## begin

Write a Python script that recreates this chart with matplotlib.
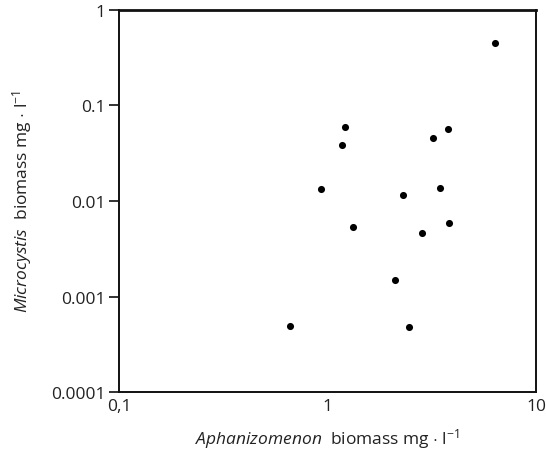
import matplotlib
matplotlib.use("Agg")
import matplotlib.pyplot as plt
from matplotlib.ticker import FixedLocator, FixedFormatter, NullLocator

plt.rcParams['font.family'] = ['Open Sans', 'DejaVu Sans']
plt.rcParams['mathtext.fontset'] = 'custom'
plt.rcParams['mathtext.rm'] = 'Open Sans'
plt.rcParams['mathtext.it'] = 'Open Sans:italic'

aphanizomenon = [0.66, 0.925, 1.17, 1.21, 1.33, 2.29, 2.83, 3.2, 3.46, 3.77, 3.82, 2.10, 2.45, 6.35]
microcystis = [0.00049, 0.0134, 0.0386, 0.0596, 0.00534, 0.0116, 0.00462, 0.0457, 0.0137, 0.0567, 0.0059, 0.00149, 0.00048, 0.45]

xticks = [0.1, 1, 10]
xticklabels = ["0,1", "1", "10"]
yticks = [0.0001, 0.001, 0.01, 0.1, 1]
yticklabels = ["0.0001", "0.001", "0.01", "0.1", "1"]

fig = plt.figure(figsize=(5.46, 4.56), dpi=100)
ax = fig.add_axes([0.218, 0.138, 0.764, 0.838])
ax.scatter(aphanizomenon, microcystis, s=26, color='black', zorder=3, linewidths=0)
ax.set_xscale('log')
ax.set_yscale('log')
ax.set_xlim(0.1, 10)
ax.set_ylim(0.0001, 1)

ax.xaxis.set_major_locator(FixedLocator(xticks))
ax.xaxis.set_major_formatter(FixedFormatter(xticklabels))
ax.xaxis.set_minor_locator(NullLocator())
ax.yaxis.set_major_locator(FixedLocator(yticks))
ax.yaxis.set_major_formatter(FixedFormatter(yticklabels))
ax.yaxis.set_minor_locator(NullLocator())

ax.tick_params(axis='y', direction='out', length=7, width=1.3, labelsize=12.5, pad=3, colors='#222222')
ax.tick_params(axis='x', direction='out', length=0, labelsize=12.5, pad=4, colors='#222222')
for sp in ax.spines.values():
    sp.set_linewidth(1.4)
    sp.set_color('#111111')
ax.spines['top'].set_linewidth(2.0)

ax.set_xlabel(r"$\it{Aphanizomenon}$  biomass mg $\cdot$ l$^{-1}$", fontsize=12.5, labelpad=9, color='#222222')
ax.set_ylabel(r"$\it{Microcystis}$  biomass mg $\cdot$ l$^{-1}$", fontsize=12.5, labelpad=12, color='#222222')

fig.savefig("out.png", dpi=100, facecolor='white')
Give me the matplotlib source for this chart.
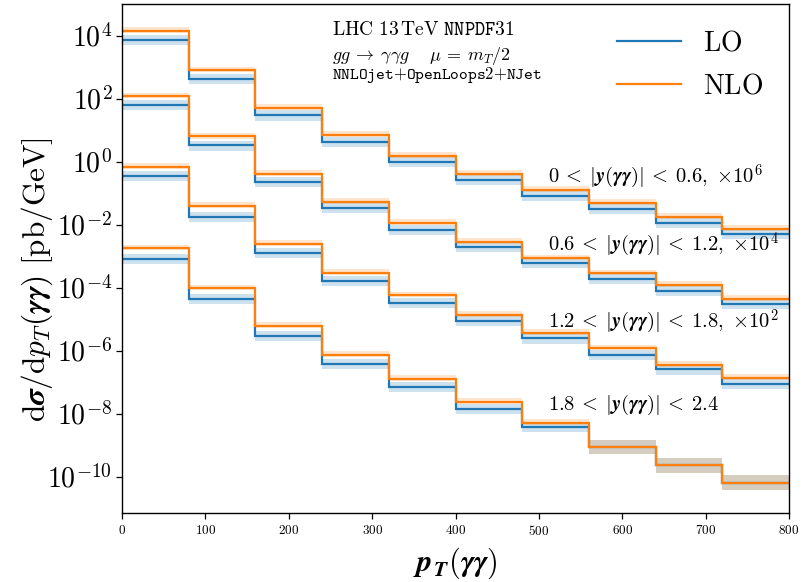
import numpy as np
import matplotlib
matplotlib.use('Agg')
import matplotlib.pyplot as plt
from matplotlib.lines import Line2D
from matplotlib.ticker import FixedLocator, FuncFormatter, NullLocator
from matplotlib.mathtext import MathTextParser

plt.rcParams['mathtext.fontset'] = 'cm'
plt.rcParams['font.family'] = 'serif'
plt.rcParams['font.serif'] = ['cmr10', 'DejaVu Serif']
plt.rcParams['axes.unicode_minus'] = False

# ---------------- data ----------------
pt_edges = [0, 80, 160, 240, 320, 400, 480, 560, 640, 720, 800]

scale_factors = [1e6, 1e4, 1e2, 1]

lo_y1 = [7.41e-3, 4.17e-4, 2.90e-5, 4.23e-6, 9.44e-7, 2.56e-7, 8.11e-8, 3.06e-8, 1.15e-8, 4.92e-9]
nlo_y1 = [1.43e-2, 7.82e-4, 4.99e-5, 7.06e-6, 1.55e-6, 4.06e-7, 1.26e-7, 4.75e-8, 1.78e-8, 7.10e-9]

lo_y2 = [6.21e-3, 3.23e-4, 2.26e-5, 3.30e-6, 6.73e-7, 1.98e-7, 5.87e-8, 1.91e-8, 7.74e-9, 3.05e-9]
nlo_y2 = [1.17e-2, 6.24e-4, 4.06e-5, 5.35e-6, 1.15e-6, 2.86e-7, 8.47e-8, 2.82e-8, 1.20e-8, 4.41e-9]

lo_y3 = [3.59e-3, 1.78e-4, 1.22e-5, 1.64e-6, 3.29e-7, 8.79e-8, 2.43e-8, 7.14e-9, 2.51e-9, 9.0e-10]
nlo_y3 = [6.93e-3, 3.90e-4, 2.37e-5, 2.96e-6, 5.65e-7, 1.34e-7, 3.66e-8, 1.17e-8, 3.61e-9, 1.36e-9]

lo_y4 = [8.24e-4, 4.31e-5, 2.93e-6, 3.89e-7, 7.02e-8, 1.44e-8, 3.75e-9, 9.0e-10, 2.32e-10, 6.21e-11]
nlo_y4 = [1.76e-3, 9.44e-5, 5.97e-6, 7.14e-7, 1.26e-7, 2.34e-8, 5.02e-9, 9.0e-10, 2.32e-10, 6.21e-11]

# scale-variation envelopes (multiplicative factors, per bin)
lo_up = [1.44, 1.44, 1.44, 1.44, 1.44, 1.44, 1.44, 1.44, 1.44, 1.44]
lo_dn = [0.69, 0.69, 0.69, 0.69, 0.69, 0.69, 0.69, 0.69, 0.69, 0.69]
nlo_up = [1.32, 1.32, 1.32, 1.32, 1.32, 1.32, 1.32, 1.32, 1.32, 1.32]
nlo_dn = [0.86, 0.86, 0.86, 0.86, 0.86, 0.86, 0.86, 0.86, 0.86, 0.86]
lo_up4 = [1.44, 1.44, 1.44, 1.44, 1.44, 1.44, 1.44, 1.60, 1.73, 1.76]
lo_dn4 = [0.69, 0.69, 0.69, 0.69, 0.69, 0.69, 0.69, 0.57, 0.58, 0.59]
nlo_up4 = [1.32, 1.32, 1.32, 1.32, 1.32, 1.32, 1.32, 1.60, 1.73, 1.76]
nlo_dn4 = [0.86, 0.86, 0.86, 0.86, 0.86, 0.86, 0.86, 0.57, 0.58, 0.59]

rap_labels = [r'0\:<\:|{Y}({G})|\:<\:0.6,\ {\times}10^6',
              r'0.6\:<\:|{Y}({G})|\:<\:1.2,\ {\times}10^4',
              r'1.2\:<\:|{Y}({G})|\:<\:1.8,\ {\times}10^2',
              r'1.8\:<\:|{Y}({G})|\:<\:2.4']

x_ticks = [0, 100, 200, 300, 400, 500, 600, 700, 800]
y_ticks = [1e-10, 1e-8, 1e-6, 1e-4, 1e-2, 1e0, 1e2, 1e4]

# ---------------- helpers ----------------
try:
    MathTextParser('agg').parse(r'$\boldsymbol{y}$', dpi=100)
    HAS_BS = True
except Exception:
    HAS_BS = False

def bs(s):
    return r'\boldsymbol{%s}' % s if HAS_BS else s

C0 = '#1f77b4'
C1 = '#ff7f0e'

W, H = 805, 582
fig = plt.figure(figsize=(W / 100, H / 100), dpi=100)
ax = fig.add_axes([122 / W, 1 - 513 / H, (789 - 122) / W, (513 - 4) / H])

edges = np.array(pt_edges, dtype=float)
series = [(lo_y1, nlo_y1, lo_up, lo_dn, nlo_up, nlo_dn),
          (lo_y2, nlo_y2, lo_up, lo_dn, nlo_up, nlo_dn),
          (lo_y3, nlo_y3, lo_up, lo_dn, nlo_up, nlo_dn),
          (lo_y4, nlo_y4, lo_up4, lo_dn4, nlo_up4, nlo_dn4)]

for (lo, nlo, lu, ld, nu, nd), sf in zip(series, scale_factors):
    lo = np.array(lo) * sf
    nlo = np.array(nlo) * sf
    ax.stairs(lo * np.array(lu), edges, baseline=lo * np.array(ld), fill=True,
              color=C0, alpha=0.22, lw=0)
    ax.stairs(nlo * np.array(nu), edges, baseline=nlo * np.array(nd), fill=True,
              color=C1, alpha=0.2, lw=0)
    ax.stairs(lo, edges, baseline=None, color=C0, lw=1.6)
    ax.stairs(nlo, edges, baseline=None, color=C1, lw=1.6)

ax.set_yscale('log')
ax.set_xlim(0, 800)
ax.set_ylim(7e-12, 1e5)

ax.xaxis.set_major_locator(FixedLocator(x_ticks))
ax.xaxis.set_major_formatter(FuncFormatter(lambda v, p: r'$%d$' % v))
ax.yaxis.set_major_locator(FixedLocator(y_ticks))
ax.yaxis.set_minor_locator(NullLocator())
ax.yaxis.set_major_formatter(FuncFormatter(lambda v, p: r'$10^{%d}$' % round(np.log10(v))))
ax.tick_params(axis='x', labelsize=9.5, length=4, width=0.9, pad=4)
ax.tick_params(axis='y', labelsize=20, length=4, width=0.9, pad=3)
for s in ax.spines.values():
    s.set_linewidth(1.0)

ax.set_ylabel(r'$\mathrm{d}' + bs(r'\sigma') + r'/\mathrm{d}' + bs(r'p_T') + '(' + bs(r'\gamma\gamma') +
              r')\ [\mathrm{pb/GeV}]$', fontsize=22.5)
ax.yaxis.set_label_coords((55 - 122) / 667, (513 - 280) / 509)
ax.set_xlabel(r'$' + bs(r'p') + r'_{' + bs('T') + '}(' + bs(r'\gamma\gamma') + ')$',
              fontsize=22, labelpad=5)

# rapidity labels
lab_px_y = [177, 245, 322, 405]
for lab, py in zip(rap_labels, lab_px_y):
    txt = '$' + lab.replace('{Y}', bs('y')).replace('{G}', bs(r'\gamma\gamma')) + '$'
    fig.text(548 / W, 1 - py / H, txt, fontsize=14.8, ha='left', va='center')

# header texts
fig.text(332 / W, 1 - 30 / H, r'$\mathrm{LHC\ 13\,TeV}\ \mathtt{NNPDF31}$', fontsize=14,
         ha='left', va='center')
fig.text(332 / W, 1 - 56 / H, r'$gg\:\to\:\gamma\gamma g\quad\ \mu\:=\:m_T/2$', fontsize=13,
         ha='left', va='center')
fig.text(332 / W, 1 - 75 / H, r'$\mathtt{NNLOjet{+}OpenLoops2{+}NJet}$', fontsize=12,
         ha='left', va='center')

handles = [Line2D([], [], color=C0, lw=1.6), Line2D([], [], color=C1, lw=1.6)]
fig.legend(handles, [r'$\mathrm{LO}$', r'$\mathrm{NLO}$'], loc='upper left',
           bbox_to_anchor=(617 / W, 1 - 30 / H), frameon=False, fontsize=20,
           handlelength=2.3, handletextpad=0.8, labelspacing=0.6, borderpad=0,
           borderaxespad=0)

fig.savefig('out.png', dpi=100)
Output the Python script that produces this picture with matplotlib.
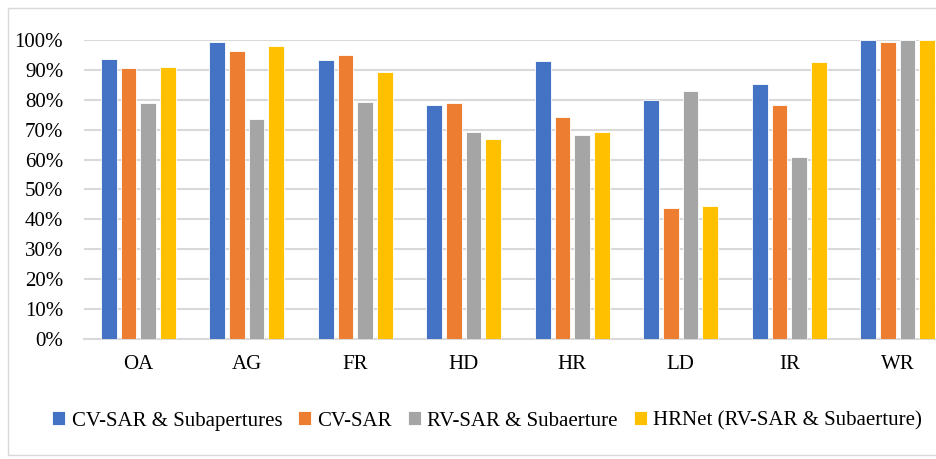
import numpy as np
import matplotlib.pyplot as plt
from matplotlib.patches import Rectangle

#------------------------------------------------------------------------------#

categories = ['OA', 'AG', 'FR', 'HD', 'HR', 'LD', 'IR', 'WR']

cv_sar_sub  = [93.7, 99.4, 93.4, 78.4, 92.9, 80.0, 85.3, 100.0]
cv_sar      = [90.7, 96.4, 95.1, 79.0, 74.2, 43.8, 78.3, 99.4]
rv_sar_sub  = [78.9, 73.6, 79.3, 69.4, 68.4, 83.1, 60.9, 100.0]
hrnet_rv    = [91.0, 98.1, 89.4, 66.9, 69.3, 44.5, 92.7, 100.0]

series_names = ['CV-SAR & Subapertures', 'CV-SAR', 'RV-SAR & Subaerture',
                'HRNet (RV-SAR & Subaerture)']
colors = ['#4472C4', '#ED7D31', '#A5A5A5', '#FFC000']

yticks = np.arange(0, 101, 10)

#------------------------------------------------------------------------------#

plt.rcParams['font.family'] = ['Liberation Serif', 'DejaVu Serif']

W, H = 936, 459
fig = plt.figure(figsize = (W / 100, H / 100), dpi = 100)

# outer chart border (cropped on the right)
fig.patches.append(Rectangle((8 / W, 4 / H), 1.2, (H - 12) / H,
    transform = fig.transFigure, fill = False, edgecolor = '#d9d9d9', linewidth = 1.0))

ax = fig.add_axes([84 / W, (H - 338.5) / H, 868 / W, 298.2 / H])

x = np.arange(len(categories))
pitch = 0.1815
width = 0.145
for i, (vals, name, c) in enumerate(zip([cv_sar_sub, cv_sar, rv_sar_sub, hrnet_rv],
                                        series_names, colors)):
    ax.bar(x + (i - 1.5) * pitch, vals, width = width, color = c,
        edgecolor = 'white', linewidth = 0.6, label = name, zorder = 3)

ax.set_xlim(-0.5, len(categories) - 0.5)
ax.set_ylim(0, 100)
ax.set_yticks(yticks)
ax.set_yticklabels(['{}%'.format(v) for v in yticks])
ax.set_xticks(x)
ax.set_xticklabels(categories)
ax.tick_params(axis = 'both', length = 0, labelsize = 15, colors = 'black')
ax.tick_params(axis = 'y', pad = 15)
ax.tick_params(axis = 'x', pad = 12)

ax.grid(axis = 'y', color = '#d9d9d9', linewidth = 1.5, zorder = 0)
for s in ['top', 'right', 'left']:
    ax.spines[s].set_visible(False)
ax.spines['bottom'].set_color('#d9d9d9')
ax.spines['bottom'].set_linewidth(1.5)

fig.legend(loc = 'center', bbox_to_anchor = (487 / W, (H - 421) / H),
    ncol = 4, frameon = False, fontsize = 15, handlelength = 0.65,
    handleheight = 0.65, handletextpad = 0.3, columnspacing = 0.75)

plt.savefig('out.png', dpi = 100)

## end

TASK TO CARRY OUT | Find "that". Copy every line it occurs in.

ANSWER FOR THIS EXERCISE |
Write a Python script that recreates this chart with matplotlib.
Output the Python script that produces this picture with matplotlib.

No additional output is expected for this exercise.